Bumps in Road to Year 2000?
The administration will send Congress next week a "very sobering" report on federal agencies' progress in ensuring their information systems will operate in the new century, Office of Management and Budget officials said.
Sally Katzen, administrator of OMB's Office of Information and Regulatory Affairs, told federal systems managers at a conference in Hershey, Pa., that the estimated costs of fixing year 2000 deficiencies are rising as the true dimensions of the problem become apparent. "Even for the best [agencies]," she said, "most of the work still remains to be done."
Katzen's office collects quarterly year 2000 status reports from the agencies and compiles a report for the White House and Congress. The last report, in June, showed that agencies generally were on schedule to get their systems fixed in time for the century change. Since then, Katzen said, agencies have learned more about what needs to be done.
"The agencies must be more aggressive in fixing the problem," she said. OMB will take "some additional steps" to make sure year 2000 repairs remain a high priority, Katzen added, giving no specifics. "There are no extensions of time," she said, and the problems must be fixed on schedule if the government is to stay operational.

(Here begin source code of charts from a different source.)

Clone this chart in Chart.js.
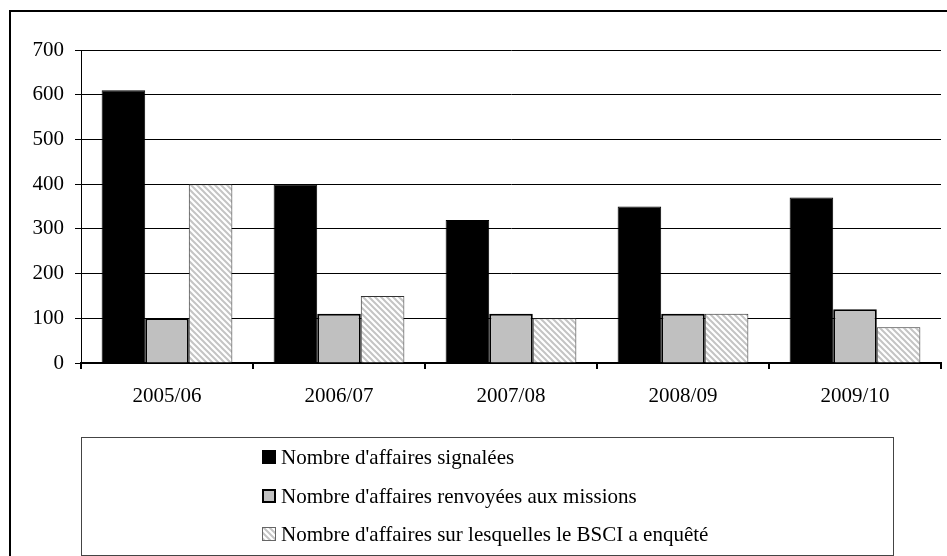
<!DOCTYPE html>
<html>
<head>
<meta charset="utf-8">
<script src="https://cdn.jsdelivr.net/npm/chart.js@4"></script>
<style>
  body { margin: 0; background: #fff; }
  canvas { display: block; }
</style>
</head>
<body>
<canvas id="myChart" width="947" height="556"></canvas>
<script>
// 데이터
const categories = ['2005/06', '2006/07', '2007/08', '2008/09', '2009/10'];
const signalees = [610, 400, 320, 350, 370];
const renvoyees = [100, 110, 110, 110, 120];
const enquetees = [400, 150, 100, 110, 80];
const seriesNames = [
  "Nombre d'affaires signalées",
  "Nombre d'affaires renvoyées aux missions",
  "Nombre d'affaires sur lesquelles le BSCI a enquêté"
];

const FONT = 'Liberation Serif, Times New Roman, serif';

// 빗금 패턴 만들기
function makeHatch() {
  const c = document.createElement('canvas');
  c.width = 6; c.height = 6;
  const g = c.getContext('2d');
  g.fillStyle = '#fff';
  g.fillRect(0, 0, 6, 6);
  g.strokeStyle = '#c4c4c4';
  g.lineWidth = 2;
  g.beginPath();
  g.moveTo(-3, -3); g.lineTo(9, 9);
  g.moveTo(-3, 3); g.lineTo(3, 9);
  g.moveTo(3, -3); g.lineTo(9, 3);
  g.stroke();
  return g.createPattern(c, 'repeat');
}
const hatch = makeHatch();

// 바깥 테두리 + 범례 상자
const framePlugin = {
  id: 'frame',
  beforeDraw(chart) {
    const c = chart.ctx;
    c.save();
    c.fillStyle = '#fff';
    c.fillRect(0, 0, chart.width, chart.height);
    c.strokeStyle = '#000';
    c.lineWidth = 2;
    c.strokeRect(10, 11, 1000, 1000);
    c.restore();
  },
  afterDraw(chart) {
    const c = chart.ctx;
    c.save();
    c.strokeStyle = '#444';
    c.lineWidth = 1;
    c.strokeRect(81.5, 437.5, 812, 118);
    const ys = [457, 496, 534];
    chart.data.datasets.forEach((ds, i) => {
      const y = ys[i];
      if (i === 0) {
        c.fillStyle = '#000';
        c.fillRect(262, y - 7, 14, 14);
      } else if (i === 1) {
        c.fillStyle = '#c0c0c0';
        c.fillRect(263, y - 6, 12, 12);
        c.strokeStyle = '#000';
        c.lineWidth = 2;
        c.strokeRect(263, y - 6, 12, 12);
      } else {
        c.fillStyle = hatch;
        c.fillRect(262, y - 7, 14, 14);
        c.strokeStyle = '#666';
        c.lineWidth = 1;
        c.strokeRect(262.5, y - 6.5, 13, 13);
      }
      c.fillStyle = '#000';
      c.font = '21px ' + FONT;
      c.textBaseline = 'middle';
      c.textAlign = 'left';
      c.fillText(ds.label, 281, y + 1);
    });
    c.restore();
  }
};

let ctx = document.getElementById('myChart');

let config = {
  type: 'bar',
  data: {
    labels: categories,
    datasets: [
      {
        label: seriesNames[0],
        data: signalees,
        backgroundColor: '#000',
        borderColor: '#000',
        borderWidth: 1
      },
      {
        label: seriesNames[1],
        data: renvoyees,
        backgroundColor: '#c0c0c0',
        borderColor: '#000',
        borderWidth: 2
      },
      {
        label: seriesNames[2],
        data: enquetees,
        backgroundColor: hatch,
        borderColor: '#333',
        borderWidth: 1
      }
    ]
  },
  options: {
    responsive: false,
    animation: false,
    categoryPercentage: 0.76,
    barPercentage: 1,
    layout: { padding: { top: 50, right: 6, bottom: 143, left: 0 } },
    plugins: {
      legend: { display: false },
      tooltip: { enabled: false }
    },
    scales: {
      x: {
        afterFit(s) { s.height = 50; },
        grid: { drawOnChartArea: false, color: '#000', tickLength: 6, lineWidth: 2 },
        border: { color: '#000', width: 2 },
        ticks: { color: '#000', padding: 15, font: { family: FONT, size: 21 } }
      },
      y: {
        min: 0,
        max: 700,
        afterFit(s) { s.width = 81; },
        ticks: { stepSize: 100, color: '#000', padding: 11, font: { family: FONT, size: 21 } },
        grid: { color: '#000', lineWidth: 1, tickLength: 6 },
        border: { color: '#000', width: 1 }
      }
    }
  },
  plugins: [framePlugin]
};

let myChart = new Chart(ctx, config);
</script>
</body>
</html>
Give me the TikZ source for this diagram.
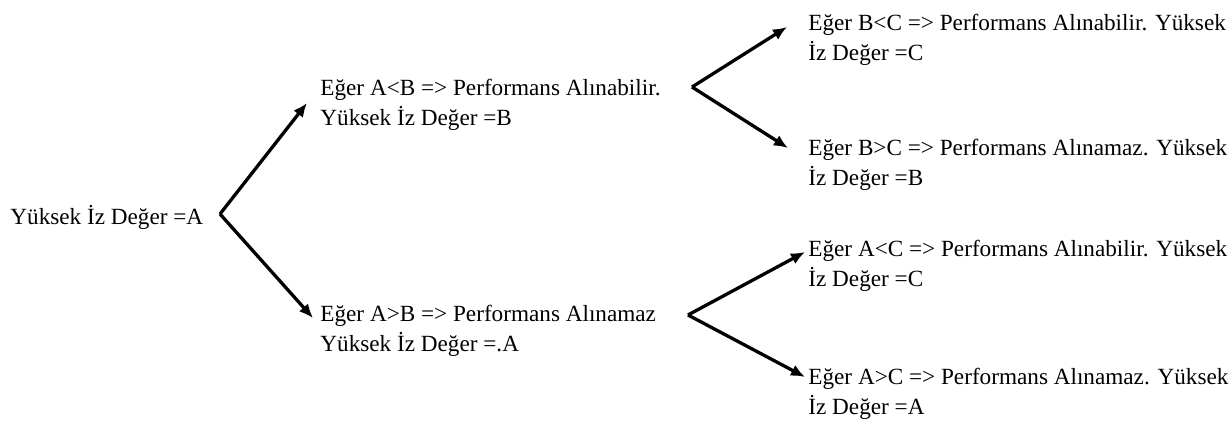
\documentclass[tikz,border=0pt]{standalone}
\usepackage{fontspec}
\setmainfont{Liberation Serif}
\usetikzlibrary{arrows.meta}

\begin{document}
\begin{tikzpicture}[x=0.5pt,y=-0.5pt]
\tikzstyle{cond}=[anchor=west, inner sep=0pt, align=left, font=\fontsize{11.6}{15.25}\selectfont]
\tikzstyle{branch}=[-{Latex[length=7pt,width=6pt]}, line width=1.65pt]
\useasboundingbox (0,0) rectangle (1232,428);
% levels of the decision tree
\node[cond] (root) at (10,217) {Yüksek İz Değer =A};
\node[cond] (ab1) at (320,105) {Eğer A<B => Performans Alınabilir.\\Yüksek İz Değer =B};
\node[cond] (ab2) at (320,331) {Eğer A>B => Performans Alınamaz\\Yüksek İz Değer =.A};
\node[cond] (bc1) at (808,40) {Eğer B<C => Performans Alınabilir. Yüksek\\İz Değer =C};
\node[cond] (bc2) at (808,165) {Eğer B>C => Performans Alınamaz. Yüksek\\İz Değer =B};
\node[cond] (ac1) at (808,266) {Eğer A<C => Performans Alınabilir. Yüksek\\İz Değer =C};
\node[cond] (ac2) at (808,394) {Eğer A>C => Performans Alınamaz. Yüksek\\İz Değer =A};
% branching points
\coordinate (v0) at (220,214);
\coordinate (v1) at (692,87);
\coordinate (v2) at (688,315);
\draw[branch] (v0) -- ([xshift=-6.5pt,yshift=1pt]ab1.west);
\draw[branch] (v0) -- ([xshift=-3.5pt,yshift=6.5pt]ab2.west);
\draw[branch] (v1) -- ([xshift=-10.5pt,yshift=6.5pt]bc1.west);
\draw[branch] (v1) -- ([xshift=-10pt,yshift=8.5pt]bc2.west);
\draw[branch] (v2) -- ([xshift=-1.5pt,yshift=7pt]ac1.west);
\draw[branch] (v2) -- ([xshift=-1.5pt,yshift=8.5pt]ac2.west);
\end{tikzpicture}
\end{document}
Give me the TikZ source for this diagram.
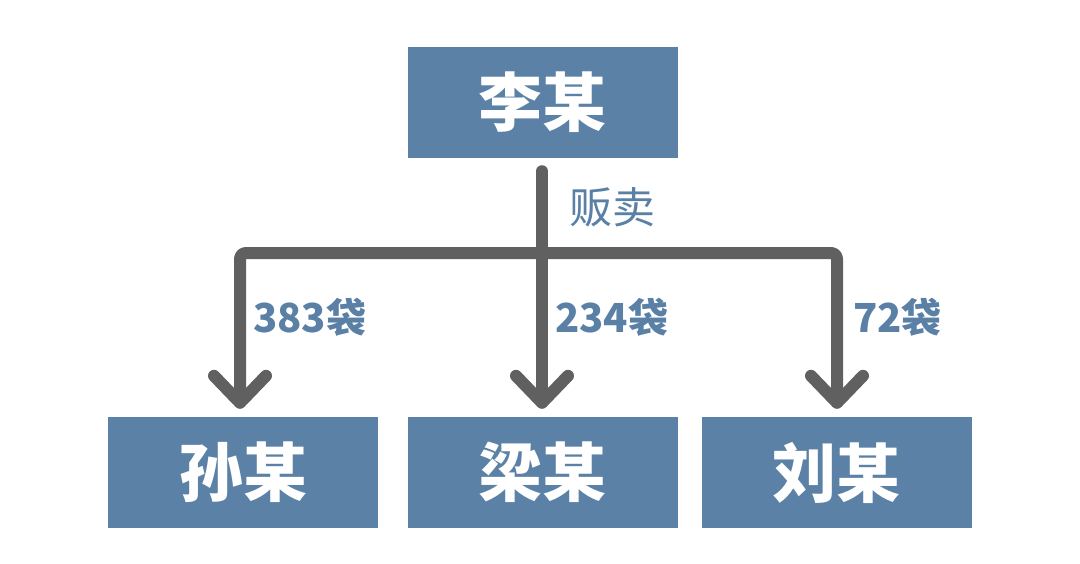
\documentclass[tikz,border=0pt]{standalone}
\usepackage{fontspec}
\setmainfont{Noto Sans CJK SC}
\usetikzlibrary{arrows.meta}
\definecolor{boxblue}{HTML}{5B82A6}
\definecolor{labblue}{HTML}{5A80A6}
\definecolor{linegray}{HTML}{606060}
\tikzset{
  person/.style={fill=boxblue, text=white, minimum width=270pt, minimum height=111pt, inner sep=0pt, font=\fontsize{64}{70}\selectfont\bfseries},
  flow/.style={draw=linegray, line width=12pt, line cap=round, line join=round},
  chev/.style={-{Straight Barb[length=27pt,width=52pt,line cap=round,line join=round]}},
  qty/.style={text=labblue, anchor=west, inner sep=0pt, font=\fontsize{40}{44}\selectfont\bfseries},
  verb/.style={text=labblue, anchor=west, inner sep=0pt, font=\fontsize{43}{46}\selectfont}
}
\begin{document}
\begin{tikzpicture}[x=1pt,y=-1pt]
\useasboundingbox (0,0) rectangle (1080,563);
\node[person] (li) at (542.5,102.5) {李某};
\node[person] (sun) at (243,472.5) {孙某};
\node[person] (liang) at (542.5,472.5) {梁某};
\node[person] (liu) at (836.5,472.5) {刘某};
\coordinate (j) at (542,253);
\draw[flow,chev,shorten <=13pt,shorten >=8pt] (li.south -| j) -- (liang.north -| j);
\draw[flow,chev,rounded corners=6pt,shorten >=8pt] (j) -| (sun.north -| 240,0);
\draw[flow,chev,rounded corners=6pt,shorten >=8pt] (j) -| (liu.north -| 837,0);
\node[verb] (sell) at (569,207) {贩卖};
\node[qty] (q1) at (253,317) {383袋};
\node[qty] (q2) at (555,317) {234袋};
\node[qty] (q3) at (853,317) {72袋};
\end{tikzpicture}
\end{document}
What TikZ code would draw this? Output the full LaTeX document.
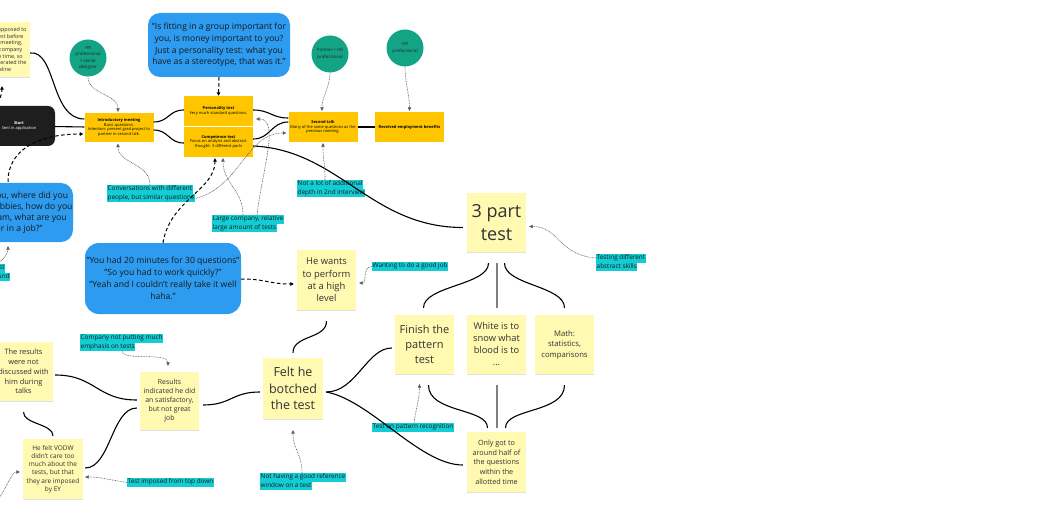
\documentclass[tikz,border=0pt]{standalone}
\usepackage{fontspec}
\setmainfont{Open Sans}
\usetikzlibrary{arrows.meta,calc,shadows}
\definecolor{notey}{RGB}{255,249,177}
\definecolor{notetext}{RGB}{50,50,50}
\definecolor{orangeb}{RGB}{255,198,0}
\definecolor{tealc}{RGB}{18,164,132}
\definecolor{blueb}{RGB}{45,155,240}
\definecolor{labcyan}{RGB}{18,205,212}
\definecolor{startc}{RGB}{30,30,30}
\definecolor{dotgray}{RGB}{90,90,90}
\definecolor{vgray}{RGB}{128,128,128}
\newcommand\fsz[2]{\fontsize{#1}{#2}\selectfont}
\newcommand\hl[1]{\colorbox{labcyan}{\strut #1}}
\newcommand\hltwo[2]{\vbox{\baselineskip=0pt\lineskip=0pt\lineskiplimit=0pt\hbox{\hl{#1}}\hbox{\hl{#2}}}}
\setlength{\fboxsep}{0.5pt}
\tikzset{
  sticky/.style={fill=notey, minimum width=59, minimum height=59, inner sep=0pt, align=center, text=notetext,
    drop shadow={shadow xshift=0.4pt, shadow yshift=-1.2pt, fill=black, opacity=0.12}},
  obox/.style={fill=orangeb, minimum width=69, minimum height=30, inner sep=0pt, align=center, text=black, font=\fsz{4.0}{4.8}},
  greenc/.style={circle, fill=tealc, minimum size=37, inner sep=0pt, align=center, text=black!85, font=\fsz{4.4}{6.5}},
  bubble/.style={rounded corners=12, fill=blueb, inner sep=0pt, align=center, text=black!90},
  lab/.style={anchor=north west, inner sep=0pt, text=black!90, font=\fsz{6.4}{7.5}},
  arr/.style={-{Triangle[length=3.5pt,width=3.5pt]}},
  solc/.style={draw=black, line width=1.1pt},
  grayc/.style={draw=vgray, line width=2pt},
  dashc/.style={draw=black, line width=1pt, dash pattern=on 3.5pt off 2.5pt, arr},
  dotc/.style={draw=dotgray, line width=0.6pt, dash pattern=on 0.8pt off 0.8pt, arr},
}
\begin{document}
\begin{tikzpicture}[x=1pt,y=-1pt]
\useasboundingbox (0,0) rectangle (1054,505);
% ---------- nodes ----------
\node[sticky, minimum width=58, minimum height=55, font=\fsz{5.4}{6.7}] (notetl) at (1,49.5)
  {He was supposed to\\do the test before\\the first meeting,\\but the company\\had little time, so\\they accelerated the\\timeline};
\node[rounded corners=7, fill=startc, minimum width=72, minimum height=40, inner sep=0pt, align=center, text=white, font=\fsz{4.0}{5.6}] (start) at (19,126)
  {\textbf{Start}\\Sent in application};
\node[obox, minimum height=29] (intro) at (119,127.5)
  {\textbf{Introductory meeting}\\Basic questions.\\Intention: present grad project to\\partner in second talk.};
\node[greenc] (hrA) at (88,58) {HR\\professional\\+ senior\\designer};
\node[bubble, minimum width=142, minimum height=64, font=\fsz{8.6}{11.6}] (qtop) at (219,45)
  {"Is fitting in a group important for\\you, is money important to you?\\Just a personality test: what you\\have as a stereotype, that was it."};
\node[obox] (pers) at (218.5,111) {\textbf{Personality test}\\Very much standard questions.};
\node[obox] (comp) at (218.5,142) {\textbf{Competence test}\\Focus on analysis and abstract\\thought: 3 different parts};
\node[greenc] (hrB) at (330,54) {Partner + HR\\professional};
\node[obox] (second) at (323,127) {\textbf{Second talk}\\Many of the same questions as the\\previous meeting.};
\node[greenc] (hrC) at (405,48) {HR\\professional};
\node[obox] (received) at (409.5,127) {\textbf{Received employment benefits}};
\node[bubble, minimum width=142, minimum height=59, font=\fsz{8.6}{11}] (qleft) at (2,212.5)
  {"Tell us about you, where did you\\what are your hobbies, how do you\\function in a team, what are you\\looking for in a job?"};
\node[bubble, rounded corners=14, minimum width=156, minimum height=71, font=\fsz{8.6}{12}] (qmid) at (163,278.5)
  {"You had 20 minutes for 30 questions"\\"So you had to work quickly?"\\"Yeah and I couldn't really take it well\\haha."};
\node[sticky, font=\fsz{18}{23}] (three) at (496.5,222.5) {3 part\\test};
\node[sticky, minimum height=60, font=\fsz{9.4}{12.3}] (heWants) at (326.5,280) {He wants\\to perform\\at a high\\level};
\node[sticky, font=\fsz{11}{15}] (finish) at (424.5,344.5) {Finish the\\pattern\\test};
\node[sticky, font=\fsz{9.3}{12}] (white) at (496.5,344.5) {White is to\\snow what\\blood is to\\...};
\node[sticky, font=\fsz{7.7}{10.5}] (math) at (564.5,344.5) {Math:\\statistics,\\comparisons};
\node[sticky, minimum height=60, font=\fsz{7.2}{9.7}] (onlyGot) at (496.5,462) {Only got to\\around half of\\the questions\\within the\\allotted time};
\node[sticky, minimum width=60, minimum height=61, font=\fsz{12.5}{16.5}] (felt) at (293,388.5) {Felt he\\botched\\the test};
\node[sticky, minimum height=58, font=\fsz{6.9}{9.1}] (results) at (169.5,401) {Results\\indicated he did\\an satisfactory,\\but not great\\job};
\node[sticky, font=\fsz{7.4}{9.8}] (theResults) at (23.5,371.5) {The results\\were not\\discussed with\\him during\\talks};
\node[sticky, minimum width=60, minimum height=60, font=\fsz{6.5}{8.2}] (heFelt) at (53,469) {He felt VODW\\didn't care too\\much about the\\tests, but that\\they are imposed\\by EY};
% labels
\node[lab] (lconv) at (107,185) {\hltwo{Conversations with different}{people, but similar questions}};
\node[lab] (llarge) at (212,215) {\hltwo{Large company, relative}{large amount of tests}};
\node[lab] (lnotalot) at (297,180) {\hltwo{Not a lot of additional}{depth in 2nd interview}};
\node[lab] (lwant) at (372,262) {\hl{Wanting to do a good job}};
\node[lab] (ltest) at (596,254) {\hltwo{Testing different}{abstract skills}};
\node[lab] (lcompany) at (80,334) {\hltwo{Company not putting much}{emphasis on tests}};
\node[lab] (ltestOn) at (372,423) {\hl{Test on pattern recognition}};
\node[lab] (lnothaving) at (260,473) {\hltwo{Not having a good reference}{window on a test}};
\node[lab] (limposed) at (127,478) {\hl{Test imposed from top down}};
\node[lab] (lfrag) at (-44,264) {\hltwo{General interest}{in his background}};
\coordinate (tlfrom) at (-6,108);
\coordinate (blfrom) at (-2,500);
% ---------- solid connectors ----------
\draw[solc] ($(notetl.east)+(0,3.5)$) .. controls +(26,-3) and +(-34,0) .. ($(intro.west)+(0,-8.5)$);
\draw[solc] (start) -- (intro);
\draw[solc] ($(intro.east)+(0,-5.5)$) .. controls +(15,0) and +(-15,0) .. ($(pers.west)+(0,-1)$);
\draw[solc] ($(intro.east)+(0,2.5)$) .. controls +(15,0) and +(-15,0) .. ($(comp.west)+(0,1)$);
\draw[solc] ($(pers.east)+(0,-1)$) .. controls +(17,0) and +(-17,0) .. ($(second.west)+(0,-9)$);
\draw[solc] ($(comp.east)+(0,-3)$) .. controls +(17,0) and +(-17,0) .. ($(second.west)+(0,-5)$);
\draw[solc] ($(comp.east)+(0,4)$) .. controls +(86,4) and +(-92,0) .. ($(three.west)+(-4,5)$);
\draw[solc] (second) -- (received);
\draw[solc] ($(three.south)+(-8,11)$) .. controls +(0,22) and +(0,-22) .. ($(finish.north)+(-1,-7)$);
\draw[grayc] ($(three.south)+(0,11)$) -- ($(white.north)+(0,-7)$);
\draw[solc] ($(three.south)+(8,11)$) .. controls +(0,22) and +(0,-22) .. ($(math.north)+(0,-7)$);
\draw[solc] ($(finish.south)+(4,11)$) .. controls +(0,28) and +(0,-20) .. ($(onlyGot.north)+(-9,-4)$);
\draw[grayc] ($(white.south)+(0,11)$) -- ($(onlyGot.north)+(0,-4)$);
\draw[solc] ($(math.south)+(0,11)$) .. controls +(0,28) and +(0,-20) .. ($(onlyGot.north)+(9,-4)$);
\draw[solc] ($(heWants.south)+(0,11)$) .. controls +(0,18) and +(0,-18) .. ($(felt.north)+(0,-5)$);
\draw[solc] ($(felt.east)+(3,3.5)$) .. controls +(30,0) and +(-25,0) .. ($(finish.west)+(-3,3.5)$);
\draw[solc] ($(felt.east)+(3,3.5)$) .. controls +(44,8) and +(-43,0) .. ($(onlyGot.west)+(-4,3)$);
\draw[solc] ($(results.east)+(4,4)$) .. controls +(28,0) and +(-28,0) .. ($(felt.west)+(-3,3.5)$);
\draw[solc] ($(theResults.east)+(2,3.5)$) .. controls +(40,0) and +(-40,0) .. ($(results.west)+(-3,-1)$);
\draw[solc] ($(results.west)+(-3,7)$) .. controls +(-25,0) and +(25,0) .. ($(heFelt.east)+(2,-1)$);
\draw[solc] ($(theResults.south)+(0,11)$) .. controls +(0,12) and +(0,-12) .. ($(heFelt.north)+(0,-3)$);
% ---------- dashed connectors ----------
\draw[dashc] (qtop.south) -- (pers.north);
\draw[dashc] ($(qleft.north)+(6,-1)$) .. controls +(0,-35) and +(-40,0) .. ($(intro.west)+(-1,6.5)$);
\draw[dashc] (qmid.north) .. controls +(7,-43) and +(0,32) .. ($(comp.south)+(-3.5,1)$);
\draw[dashc] ($(qmid.east)+(0,0.5)$) .. controls +(25,0) and +(-25,0) .. ($(heWants.west)+(-3,4)$);
\draw[dashc] (tlfrom) .. controls +(6,-8) and +(0,8) .. ($(notetl.south)+(1,9)$);
% ---------- dotted connectors ----------
\draw[dotc] (hrA.south) .. controls +(0,18) and +(0,-18) .. ($(intro.north)+(-1,-1)$);
\draw[dotc] (hrB.south) .. controls +(0,15) and +(0,-15) .. ($(second.north)+(-1,-1)$);
\draw[dotc] (hrC.south) .. controls +(0,15) and +(0,-15) .. ($(received.north)+(0,-1)$);
\draw[dotc] ($(lconv.north west)+(43,0)$) .. controls +(0,-22) and +(0,20) .. ($(intro.south)+(-1,1.5)$);
\draw[dotc] ($(lconv.south east)+(1,-4)$) .. controls +(45,-12) and +(-40,0) .. ($(second.west)+(-2,6)$);
\draw[dotc] ($(llarge.north west)+(31,0)$) .. controls +(0,-25) and +(0,25) .. ($(comp.south)+(4.5,1)$);
\draw[dotc] ($(llarge.north west)+(45,0)$) .. controls +(5,-44) and +(24,0) .. ($(pers.east)+(3,8)$);
\draw[dotc] ($(lnotalot.north west)+(28,0)$) .. controls +(0,-18) and +(0,18) .. ($(second.south)+(0,1)$);
\draw[dotc] (lwant.west) .. controls +(-10,0) and +(8,0) .. ($(heWants.east)+(3,3)$);
\draw[dotc] ($(ltest.north west)+(0,4)$) .. controls +(-38,-3) and +(30,0) .. ($(three.east)+(3,4)$);
\draw[dotc] ($(lcompany.south west)+(42,0)$) .. controls +(2,10) and +(0,-14) .. ($(results.north)+(-1.5,-6)$);
\draw[dotc] ($(ltestOn.north west)+(42,0)$) .. controls +(2,-15) and +(0,15) .. ($(finish.south)+(-5,10)$);
\draw[dotc] ($(lnothaving.north west)+(42,0)$) .. controls +(0,-20) and +(0,20) .. ($(felt.south)+(0,11)$);
\draw[dotc] (limposed.west) .. controls +(-20,-3) and +(15,0) .. ($(heFelt.east)+(2,8)$);
\draw[dotc] (blfrom) .. controls +(10,-15) and +(-8,0) .. ($(heFelt.west)+(-3,3)$);
\draw[dotc] ($(lfrag.north east)+(-12,-1)$) .. controls +(6,-4) and +(0,6) .. ($(qleft.south)+(6,4)$);
\end{tikzpicture}
\end{document}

Agencies' cost estimates for year 2000 work added up to $2.8 billion in June. Katzen indicated the new report will take that figure above the $3 billion mark. "It's not as if this were going to break the bank," she said, noting that the government normally would spend more than $75 billion on computer hardware, software and services over a three-year period.
Bruce McConnell, who heads OIRA's information technology branch, said at the same conference, "There are lots of lessons being learned" about preparing for the year 2000. "The only question is whether they're being learned quickly enough," he added.
The year 2000 issue stems from the early days of computing, when programmers began to use two-digit entries to refer to years such as "68." It was understood that all years began with "19." With the century change, older systems will mistake the date unless their programs are updated.